Para asombro de Eduardo y Helena, y de Ze Fernando, el ingeniero brasileño que viaja con ellos en esta aventura, había un espectáculo cómico-musical en una de las orillas de la rotonda. Dos jóvenes actores, un hombre y una mujer, vestidos como calaveras de Posada, decían chistes y manipulaban un títere en forma de esqueleto, que bailaba lo mismo canciones de Tintán y Chava Flores, que de Michael Jackson. Y la gente se moría de la risa y aplaudía como en el circo.
“Esto, allá en Uruguay, sería impensable, inconcebible: es una transgresión que rompe todos los cánones”, me dijo sinceramente impresionado. “Y claro, es el reflejo de las culturas mesoamericanas, en donde la muerte es parte de la vida y por eso los muertos realmente no se van, nunca se van”, me dijo, luego de darse la media vuelta e inclinarse, como de costumbre, a escribir algunas anotaciones en una libretita del tamaño de un timbre postal (si alguien aún recuerda cómo eran y para qué servían).
Nos fuimos sin pasar “a lo de Tina” –acerca de la cual Eduardo confesó que hubiera preferido conocerla a ella y no a Frida Kahlo, porque la joven campesina italiana de la región del Friuli, que fue actriz del cine mudo en Hollywood, y luego en México fotógrafa y militante estalinista, “era de una belleza espectacular”-- y ya de regreso en su hotel, mientras tomábamos café sopeado con huesitos de pan de muerto, mis queridos amigos, que desde el Uruguay están al día de todo lo que pasa en México –saben incluso que, “según la PGR, el Lazca no tenía ADN”--, preguntaron qué significan las siglas UACM y quién es Esther Orozco.

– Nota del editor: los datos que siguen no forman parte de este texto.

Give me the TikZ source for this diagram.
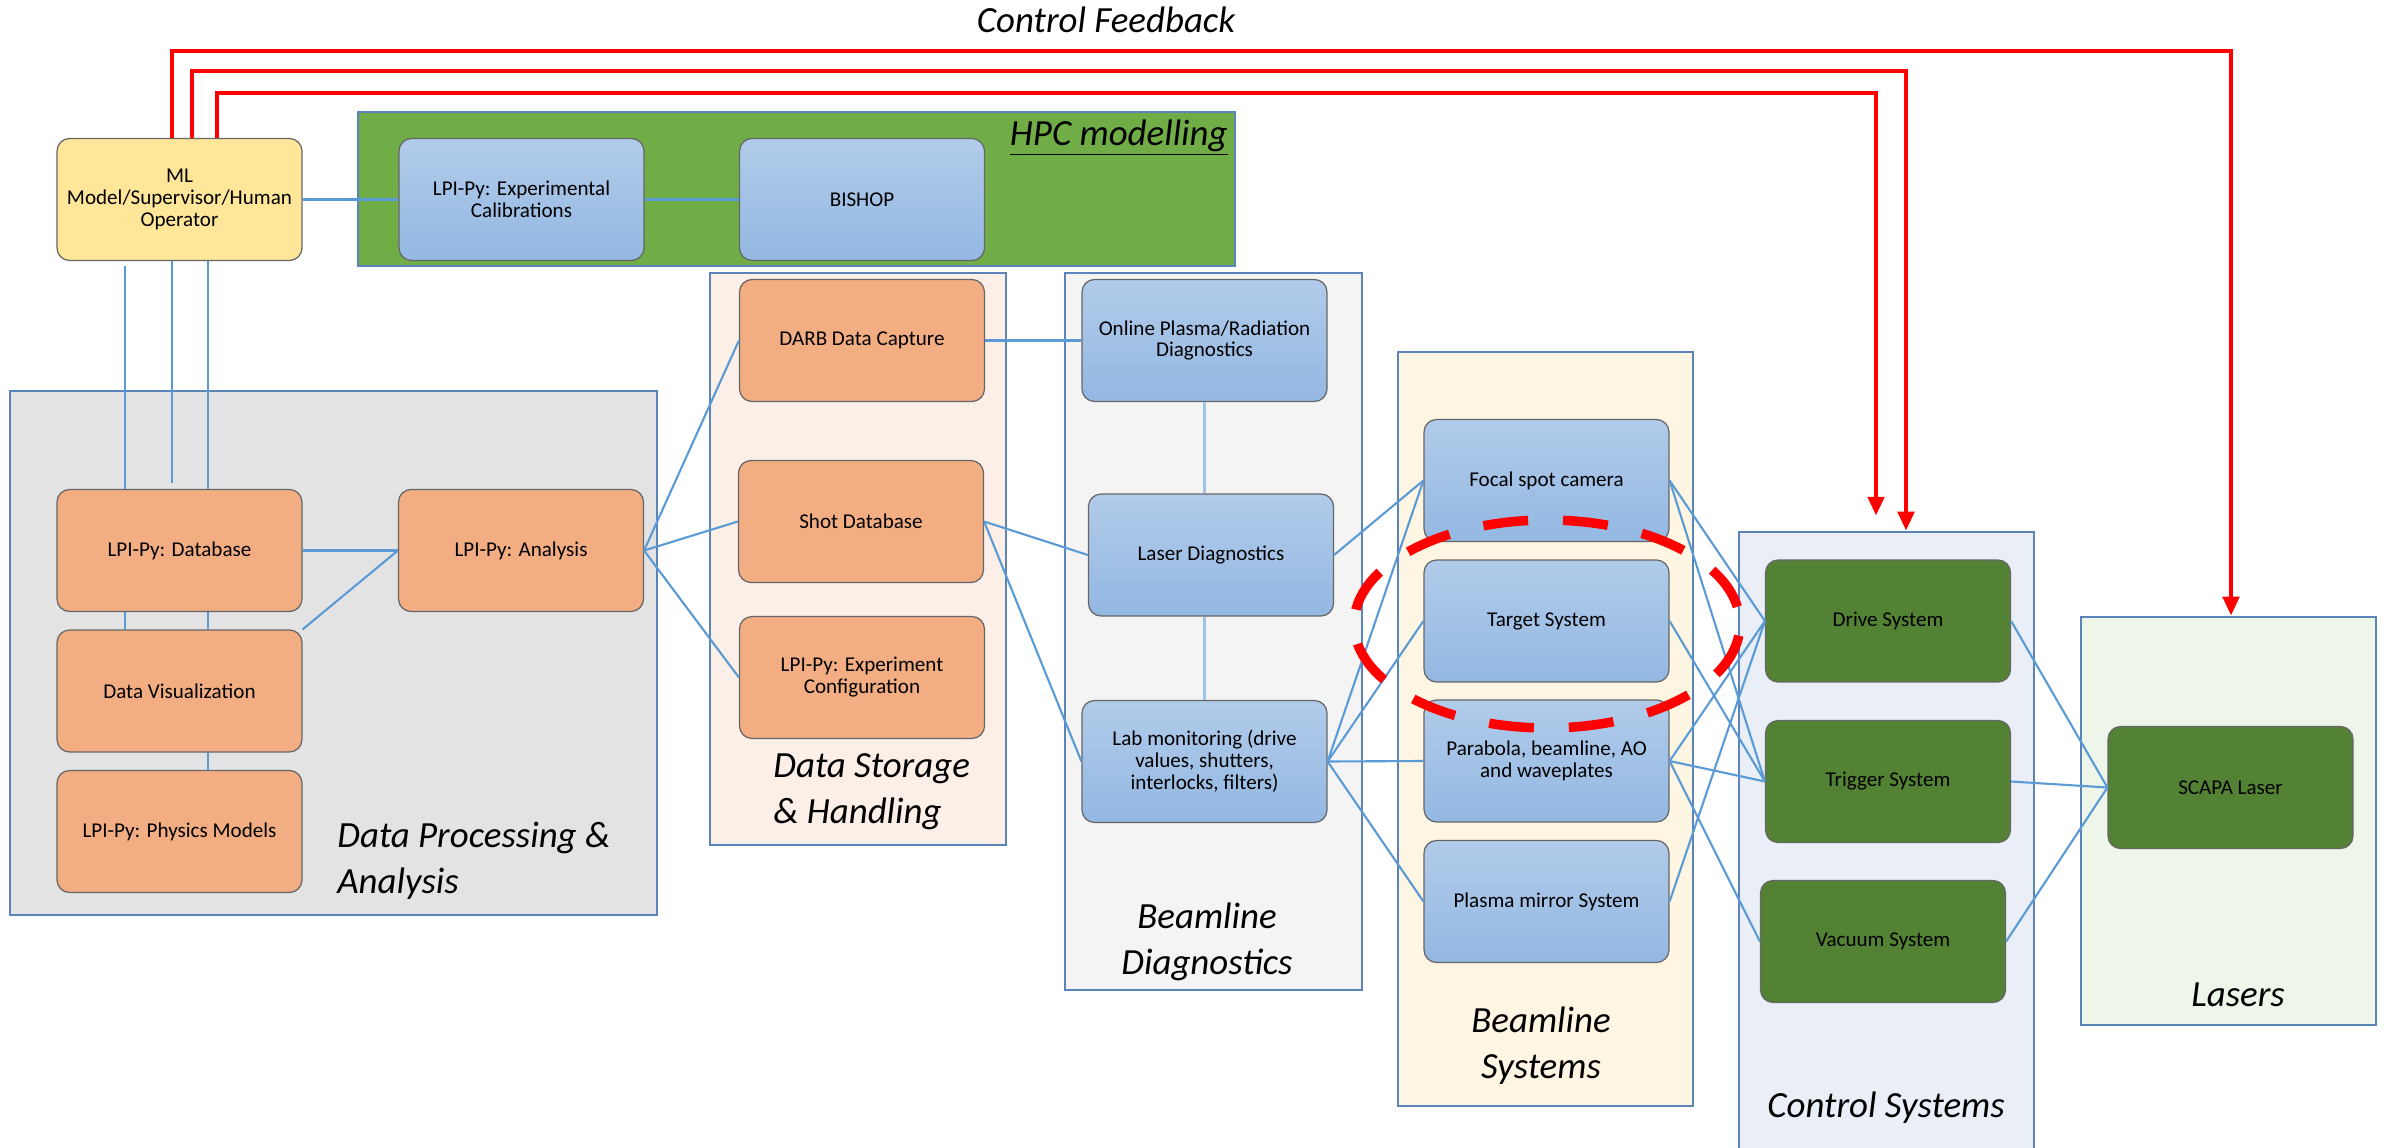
\documentclass[tikz,border=0pt]{standalone}
\usepackage{fontspec}
\setmainfont{Carlito}
\usetikzlibrary{arrows.meta}

\definecolor{linkblue}{HTML}{5B9BD5}
\definecolor{linklight}{HTML}{9DC3E6}
\definecolor{groupline}{HTML}{5A84BA}
\definecolor{fbred}{HTML}{FF0000}
\definecolor{bluetop}{HTML}{B1CBEA}
\definecolor{bluebot}{HTML}{93B8E2}
\definecolor{orangebox}{HTML}{F2AE82}
\definecolor{greenbox}{HTML}{548235}
\definecolor{yellowbox}{HTML}{FFE699}
\definecolor{hpcgreen}{HTML}{70AD47}
\definecolor{dpafill}{HTML}{E3E3E3}
\definecolor{dshfill}{HTML}{FBEFE8}
\definecolor{bdiagfill}{HTML}{F4F4F4}
\definecolor{bsysfill}{HTML}{FEF5E3}
\definecolor{ctrlfill}{HTML}{E9EEF7}
\definecolor{laserfill}{HTML}{EEF5E9}

\tikzset{%
  unit/.style={
    rectangle,
    rounded corners=0.25cm,
    draw=black!60,
    line width=0.7pt,
    minimum width=4.9cm,
    minimum height=2.44cm,
    inner sep=2pt,
    align=center,
    font=\fontsize{12}{12.5}\selectfont
  },
  unit blue/.style={unit, top color=bluetop, bottom color=bluebot},
  unit orange/.style={unit, fill=orangebox},
  unit green/.style={unit, fill=greenbox},
  group/.style={
    rectangle,
    draw=groupline,
    line width=1.5pt,
    inner sep=0pt
  },
  group label/.style={
    inner sep=0pt,
    font=\fontsize{21}{26}\selectfont\itshape
  },
  link/.style={draw=linkblue, line width=1.2pt},
  link light/.style={draw=linklight, line width=1.2pt},
  feedback/.style={
    draw=fbred,
    line width=2.8pt,
    -{Triangle[length=0.38cm,width=0.32cm]}
  },
  ring/.style={
    draw=fbred,
    line width=5.4pt,
    dash pattern=on 0.9cm off 0.7cm,
    dash phase=1.25cm
  },
}

\begin{document}
\begin{tikzpicture}[x=0.02cm,y=-0.02cm]
\useasboundingbox (0,0) rectangle (2395,1148);

% groups
\node[group, fill=hpcgreen, minimum width=17.54cm, minimum height=3.08cm] (hpc) at (796.5,189) {};
\node[group, fill=dpafill, minimum width=12.94cm, minimum height=10.48cm] (dpa) at (333.5,653) {};
\node[group, fill=dshfill, minimum width=5.92cm, minimum height=11.44cm] (dsh) at (858,559) {};
\node[group, fill=bdiagfill, minimum width=5.94cm, minimum height=14.34cm] (bdiag) at (1213.5,631.5) {};
\node[group, fill=bsysfill, minimum width=5.9cm, minimum height=15.08cm] (bsys) at (1545.5,729) {};
\node[group, fill=ctrlfill, minimum width=5.9cm, minimum height=12.4cm] (ctrl) at (1886.5,842) {};
\node[group, fill=laserfill, minimum width=5.9cm, minimum height=8.16cm] (lasers) at (2228.5,821) {};

\node[group label, anchor=base] (fblabel) at (1106,33) {Control Feedback};
\node[group label, anchor=base east] (hpclabel) at (1228,146) {\underline{HPC modelling}};
\node[group label, anchor=base west, align=left] (dpalabel) at (337,893) {Data Processing \&\\Analysis};
\node[group label, anchor=base west, align=left] (dshlabel) at (773,823) {Data Storage\\\& Handling};
\node[group label, anchor=base, align=center] (bdiaglabel) at (1207,974) {Beamline\\Diagnostics};
\node[group label, anchor=base, align=center] (bsyslabel) at (1541,1078) {Beamline\\Systems};
\node[group label, anchor=base] (ctrllabel) at (1886,1117) {Control Systems};
\node[group label, anchor=base] (laserslabel) at (2238,1006) {Lasers};

% units
\node[unit, fill=yellowbox] (ml) at (179.5,199.5) {ML\\Model/Supervisor/Human\\Operator};
\node[unit blue] (calib) at (521.5,199.5) {LPI-Py: Experimental\\Calibrations};
\node[unit blue] (bishop) at (862,199.5) {BISHOP};

\node[unit orange] (lpidb) at (179.5,550.5) {LPI-Py: Database};
\node[unit orange] (datavis) at (179.5,691) {Data Visualization};
\node[unit orange] (physmod) at (179.5,831.5) {LPI-Py: Physics Models};
\node[unit orange] (analysis) at (521,550.5) {LPI-Py: Analysis};

\node[unit orange] (darb) at (862,340.5) {DARB Data Capture};
\node[unit orange] (shotdb) at (861,521.5) {Shot Database};
\node[unit orange] (expconf) at (862,677.5) {LPI-Py: Experiment\\Configuration};

\node[unit blue] (online) at (1204.5,340.5) {Online Plasma/Radiation\\Diagnostics};
\node[unit blue] (laserdiag) at (1211,555) {Laser Diagnostics};
\node[unit blue] (labmon) at (1204.5,761.5) {Lab monitoring (drive\\values, shutters,\\interlocks, filters)};

\node[unit blue] (focal) at (1546.5,480.5) {Focal spot camera};
\node[unit blue] (target) at (1546.5,621) {Target System};
\node[unit blue] (parabola) at (1546.5,761) {Parabola, beamline, AO\\and waveplates};
\node[unit blue] (plasmamirror) at (1546.5,901.5) {Plasma mirror System};

\node[unit green] (drive) at (1888,621) {Drive System};
\node[unit green] (trigger) at (1888,781.5) {Trigger System};
\node[unit green] (vacuum) at (1883,941.5) {Vacuum System};

\node[unit green] (scapa) at (2230.5,787.5) {SCAPA Laser};

% links
\draw[link] (ml.east) -- (calib.west);
\draw[link] (calib.east) -- (bishop.west);
\draw[link] ([xshift=-1.09cm,yshift=-0.1cm]ml.south) -- ([xshift=-1.09cm]lpidb.north);
\draw[link] ([xshift=-0.15cm]ml.south) -- ([xshift=-0.15cm,yshift=0.12cm]lpidb.north);
\draw[link] ([xshift=0.57cm]ml.south) -- ([xshift=0.57cm]lpidb.north);

\draw[link] (lpidb.east) -- (analysis.west);
\draw[link] (datavis.north east) -- (analysis.west);
\draw[link] ([xshift=-1.09cm]lpidb.south) -- ([xshift=-1.09cm]datavis.north);
\draw[link] ([xshift=0.57cm]lpidb.south) -- ([xshift=0.57cm]datavis.north);
\draw[link] ([xshift=0.57cm]datavis.south) -- ([xshift=0.57cm]physmod.north);

\draw[link] (analysis.east) -- (darb.west);
\draw[link] (analysis.east) -- (shotdb.west);
\draw[link] (analysis.east) -- (expconf.west);

\draw[link] (darb.east) -- (online.west);
\draw[link] (shotdb.east) -- (laserdiag.west);
\draw[link] (shotdb.east) -- (labmon.west);
\draw[link light] (online.south) -- (online.south |- laserdiag.north);
\draw[link light] (labmon.north |- laserdiag.south) -- (labmon.north);

\draw[link] (laserdiag.east) -- (focal.west);
\draw[link] (labmon.east) -- (focal.west);
\draw[link] (labmon.east) -- (target.west);
\draw[link] (labmon.east) -- (parabola.west);
\draw[link] (labmon.east) -- (plasmamirror.west);

\draw[link] (focal.east) -- (drive.west);
\draw[link] (focal.east) -- (trigger.west);
\draw[link] (target.east) -- (trigger.west);
\draw[link] (parabola.east) -- (drive.west);
\draw[link] (parabola.east) -- (trigger.west);
\draw[link] (parabola.east) -- (vacuum.west);
\draw[link] (plasmamirror.east) -- (drive.west);

\draw[link] (drive.east) -- (scapa.west);
\draw[link] (trigger.east) -- (scapa.west);
\draw[link] (vacuum.east) -- (scapa.west);

% control feedback
\coordinate (fbtop) at (0,51);
\coordinate (fbmid) at (0,71);
\coordinate (fblow) at (0,93);
\draw[feedback] ([xshift=-0.15cm]ml.north) |- ([xshift=0.05cm]lasers.north |- fbtop) -- ([xshift=0.05cm]lasers.north);
\draw[feedback] ([xshift=0.25cm]ml.north) |- ([xshift=0.39cm]ctrl.north |- fbmid) -- ([xshift=0.39cm]ctrl.north);
\draw[feedback] ([xshift=0.75cm]ml.north) |- ([xshift=-0.21cm]ctrl.north |- fblow) -- ([xshift=-0.21cm,yshift=0.3cm]ctrl.north);

\draw[ring] (1547,624) ellipse [x radius=3.86cm, y radius=2.08cm];
\end{tikzpicture}
\end{document}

--Es la rectora de la Universidad Autónoma de la Ciudad de México, que fundó Andrés Manuel López Obrador, y una de las mujeres más malvadas que he conocido –les dije.
--¿Es una mujer mala, muy mala o muy muy mala? --exigió mayor precisión Eduardo.
--Es muy pero muy mala –respondí sin duda--, es malísima...
--No, digo, te lo pregunto para saber. Y es que hace muchos años, en el norte de Chile, conocí a un minero que me habló de su suegra y me dijo: “es la mujer más mala que hay en el mundo. Es tan mala, señor, tan, tan pero tan mala, que remueve las carbones ardientes del bracero con el piecito del bebé”.